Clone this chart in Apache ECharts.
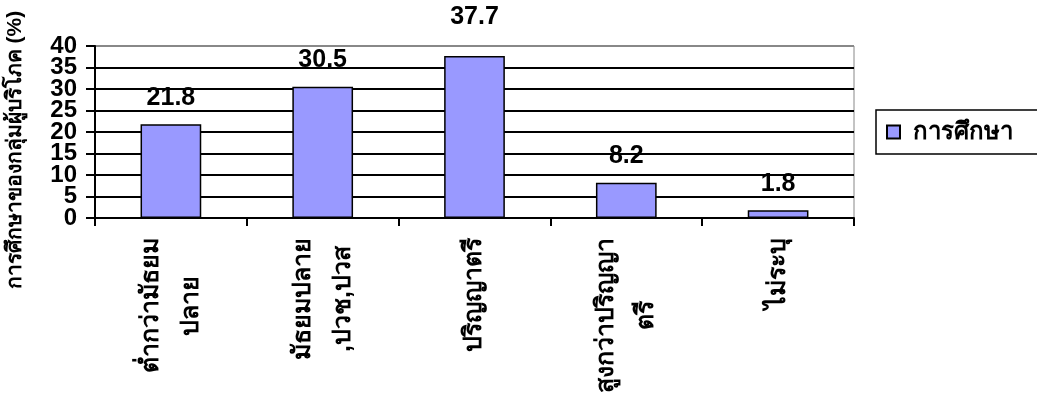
<!DOCTYPE html>
<html>
<head>
<meta charset="utf-8">
<script src="https://cdn.jsdelivr.net/npm/echarts@6/dist/echarts.min.js"></script>
<style>
  html, body { margin: 0; padding: 0; background: #fff; }
  #chart { width: 1037px; height: 405px; }
</style>
</head>
<body>
<div id="chart"></div>
<script>
// education level of the consumer group (%)
var categories = ['ต่ำกว่ามัธยม\nปลาย', 'มัธยมปลาย\n,ปวช,ปวส', 'ปริญญาตรี', 'สูงกว่าปริญญา\nตรี', 'ไม่ระบุ'];
var values = [21.8, 30.5, 37.7, 8.2, 1.8];
var yTicks = [0, 5, 10, 15, 20, 25, 30, 35, 40];
var seriesName = 'การศึกษา';
var yTitle = 'การศึกษาของกลุ่มผู้บริโภค (%)';

var font = '"Liberation Sans", Arial, "DejaVu Sans", sans-serif';

// each line of a category label is centred inside its block
function catLabel(v) {
  return v.split('\n').map(function (s) { return '{c|' + s + '}'; }).join('\n');
}

// the tick labels sit closer than their font height, so they are split
// over two overlaid axes (even / odd ticks) to stop echarts hiding some
function yAxisFor(part, main) {
  return {
    type: 'value',
    min: 0, max: 40, interval: 5,
    position: 'left', offset: 0,
    axisLine: { show: main, lineStyle: { color: '#000', width: 2 } },
    axisTick: { show: main, length: 9, lineStyle: { color: '#000', width: 2 } },
    axisLabel: {
      margin: 18, showMinLabel: true, showMaxLabel: true,
      color: '#000', fontFamily: font, fontWeight: 'bold', fontSize: 24,
      formatter: function (v) {
        var i = yTicks.indexOf(v);
        return i >= 0 && i % 2 === part ? String(v) : '';
      }
    },
    splitLine: {
      show: main,
      lineStyle: { color: ['#000', '#000', '#000', '#000', '#000', '#000', '#000', '#000', '#888'], width: 2 }
    }
  };
}

var chart = echarts.init(document.getElementById('chart'));
chart.setOption({
  animation: false,
  backgroundColor: '#fff',
  grid: {
    left: 95, right: 183, top: 46, bottom: 187,
    show: true, borderColor: '#888', borderWidth: 1, backgroundColor: 'transparent'
  },
  legend: {
    left: 876, top: 110,
    orient: 'vertical',
    data: [seriesName],
    icon: 'rect', itemWidth: 13, itemHeight: 13, itemGap: 0,
    borderColor: '#000', borderWidth: 1.5,
    padding: [10, 30, 10, 10],
    textStyle: { fontFamily: font, fontWeight: 'bold', fontSize: 24, color: '#000', padding: [0, 0, 0, 8] }
  },
  graphic: [{
    type: 'text',
    x: 15, y: 150,
    rotation: Math.PI / 2,
    style: {
      text: yTitle,
      font: 'bold 21px ' + font,
      fill: '#000',
      align: 'center', verticalAlign: 'middle'
    }
  }],
  xAxis: {
    type: 'category',
    data: categories,
    axisLine: { lineStyle: { color: '#000', width: 2 } },
    axisTick: { show: true, length: 8, lineStyle: { color: '#000', width: 2 } },
    axisLabel: {
      rotate: 90, margin: 20, interval: 0,
      formatter: catLabel,
      rich: {
        c: { align: 'center', fontFamily: font, fontWeight: 'bold', fontSize: 25, color: '#000', lineHeight: 40 }
      }
    }
  },
  yAxis: [yAxisFor(0, true), yAxisFor(1, false)],
  series: [{
    name: seriesName,
    type: 'bar',
    yAxisIndex: 0,
    barWidth: '40%',
    data: values.map(function (v, i) {
      var d = { value: v };
      if (i === 2) d.label = { distance: 26 };
      return d;
    }),
    itemStyle: { color: '#9999FF', borderColor: '#000', borderWidth: 1.5 },
    label: {
      show: true, position: 'top', distance: 14,
      color: '#000', fontFamily: font, fontWeight: 'bold', fontSize: 25
    }
  }]
});
</script>
</body>
</html>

- - - - -

The problem
Exclude the pictures. Write out the remaining data exactly.

Written reply
Clone this chart in Apache ECharts.
<!DOCTYPE html>
<html>
<head>
<meta charset="utf-8">
<script src="https://cdn.jsdelivr.net/npm/echarts@6/dist/echarts.min.js"></script>
<style>
  html, body { margin: 0; padding: 0; background: #fff; }
  #chart { width: 1037px; height: 405px; }
</style>
</head>
<body>
<div id="chart"></div>
<script>
// education level of the consumer group (%)
var categories = ['ต่ำกว่ามัธยม\nปลาย', 'มัธยมปลาย\n,ปวช,ปวส', 'ปริญญาตรี', 'สูงกว่าปริญญา\nตรี', 'ไม่ระบุ'];
var values = [21.8, 30.5, 37.7, 8.2, 1.8];
var yTicks = [0, 5, 10, 15, 20, 25, 30, 35, 40];
var seriesName = 'การศึกษา';
var yTitle = 'การศึกษาของกลุ่มผู้บริโภค (%)';

var font = '"Liberation Sans", Arial, "DejaVu Sans", sans-serif';

// each line of a category label is centred inside its block
function catLabel(v) {
  return v.split('\n').map(function (s) { return '{c|' + s + '}'; }).join('\n');
}

// the tick labels sit closer than their font height, so they are split
// over two overlaid axes (even / odd ticks) to stop echarts hiding some
function yAxisFor(part, main) {
  return {
    type: 'value',
    min: 0, max: 40, interval: 5,
    position: 'left', offset: 0,
    axisLine: { show: main, lineStyle: { color: '#000', width: 2 } },
    axisTick: { show: main, length: 9, lineStyle: { color: '#000', width: 2 } },
    axisLabel: {
      margin: 18, showMinLabel: true, showMaxLabel: true,
      color: '#000', fontFamily: font, fontWeight: 'bold', fontSize: 24,
      formatter: function (v) {
        var i = yTicks.indexOf(v);
        return i >= 0 && i % 2 === part ? String(v) : '';
      }
    },
    splitLine: {
      show: main,
      lineStyle: { color: ['#000', '#000', '#000', '#000', '#000', '#000', '#000', '#000', '#888'], width: 2 }
    }
  };
}

var chart = echarts.init(document.getElementById('chart'));
chart.setOption({
  animation: false,
  backgroundColor: '#fff',
  grid: {
    left: 95, right: 183, top: 46, bottom: 187,
    show: true, borderColor: '#888', borderWidth: 1, backgroundColor: 'transparent'
  },
  legend: {
    left: 876, top: 110,
    orient: 'vertical',
    data: [seriesName],
    icon: 'rect', itemWidth: 13, itemHeight: 13, itemGap: 0,
    borderColor: '#000', borderWidth: 1.5,
    padding: [10, 30, 10, 10],
    textStyle: { fontFamily: font, fontWeight: 'bold', fontSize: 24, color: '#000', padding: [0, 0, 0, 8] }
  },
  graphic: [{
    type: 'text',
    x: 15, y: 150,
    rotation: Math.PI / 2,
    style: {
      text: yTitle,
      font: 'bold 21px ' + font,
      fill: '#000',
      align: 'center', verticalAlign: 'middle'
    }
  }],
  xAxis: {
    type: 'category',
    data: categories,
    axisLine: { lineStyle: { color: '#000', width: 2 } },
    axisTick: { show: true, length: 8, lineStyle: { color: '#000', width: 2 } },
    axisLabel: {
      rotate: 90, margin: 20, interval: 0,
      formatter: catLabel,
      rich: {
        c: { align: 'center', fontFamily: font, fontWeight: 'bold', fontSize: 25, color: '#000', lineHeight: 40 }
      }
    }
  },
  yAxis: [yAxisFor(0, true), yAxisFor(1, false)],
  series: [{
    name: seriesName,
    type: 'bar',
    yAxisIndex: 0,
    barWidth: '40%',
    data: values.map(function (v, i) {
      var d = { value: v };
      if (i === 2) d.label = { distance: 26 };
      return d;
    }),
    itemStyle: { color: '#9999FF', borderColor: '#000', borderWidth: 1.5 },
    label: {
      show: true, position: 'top', distance: 14,
      color: '#000', fontFamily: font, fontWeight: 'bold', fontSize: 25
    }
  }]
});
</script>
</body>
</html>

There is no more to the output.